Economists say the larger-than-expected rise in July existing home sales doesn't necessarily point towards stabilization, since more than a third of the sales are related to foreclosures. They also note that a record high inventory level will put downward pressure on prices going forward.
The annualized pace of sales in the National Association of Realtors index rose 3.1% to 5.00 million units in July, following June's revised sales pace of 4.85 million. Since July 2007, existing home sales have declined by 13.2%.
Ian Shepherdson, chief U.S. economist at HFE, said it's "hard to avoid the conclusion that sales have bottomed out," but he said it's likely that sales have increased from homes in foreclosure rather than a pickup in the regular sales market.
"Any real improvement is still a long way off," he added.
Total housing inventories rose to a record-high 11.2-month supply in July, up from the 11.1-month supply in June.
Lawrence Yun, NAR chief economist, said home prices in some regions may be at a bottom. "Sales have picked up significantly in several Florida and California markets. Home prices generally follow sales trends after a few months of lag time," he said.
Other economists were less optimistic, however.
Paul Ashworth, senior U.S. economist at Capital Economics, said that "while a stabilization in sales might normally be considered a positive development for home values, the surge in distressed sales suggests that the downward pressure on house prices is only getting stronger."
He noted that industry estimates suggest up to 40% of current sales are related to homes in foreclosure.
John Ryding and Conrad DeQuadros from RDQ added, "Over the next few quarters, foreclosure sales are likely to comprise an increasing proportion of home sales, which should put further downward pressure on home prices."
Single-family unit sales rose 3.1% to a pace of 4.39 million, up from a rate of 4.26 million in the previous month. The supply of single-family homes dropped to 10.6 months from 11.0 months in the prior report.
On the trading floor take, Sirren Hajj of Calyon Cr'dit Agricole CIB said the market reaction was muted.
"Fundamentals in the housing market remain weak as oversupply, falling prices, and tighter lending standards continue to weigh on home sales," he added, saying stabilization won't take place "until well into 2009."
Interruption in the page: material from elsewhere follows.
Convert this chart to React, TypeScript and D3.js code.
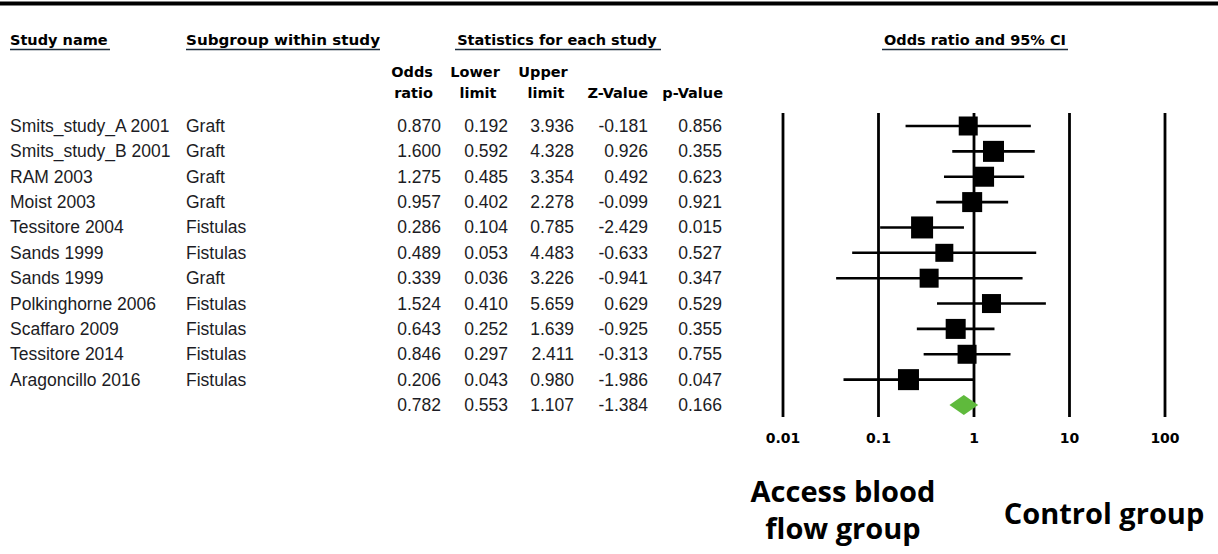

The national median existing home price fell to $212,400 in July, down from the June figure of $215,100 and marking a 7.1% year-over-year decline.
According to Freddie Mac, the national average for a 30-year fixed-rate mortgage rose to 6.43% in July from 6.32% in June; the rate was 6.70% in July 2007.
Interest rates are often considered the biggest factor in the economy to influence existing home sales. It's said that a percentage point increase in mortgage rates can reduce the pace of sales by 250,000.
Regionally, existing home sales moved up in three of the four regions. Sales in the West jumped 9.7% in July, while sales in the Northeast rose 5.9% to an annual pace of 900,000. Sales in the Midwest increased 0.9% to an annual rate of 1.12 million, while in the South, existing home sales slipped 0.5% to an annual pace of 1.85 million.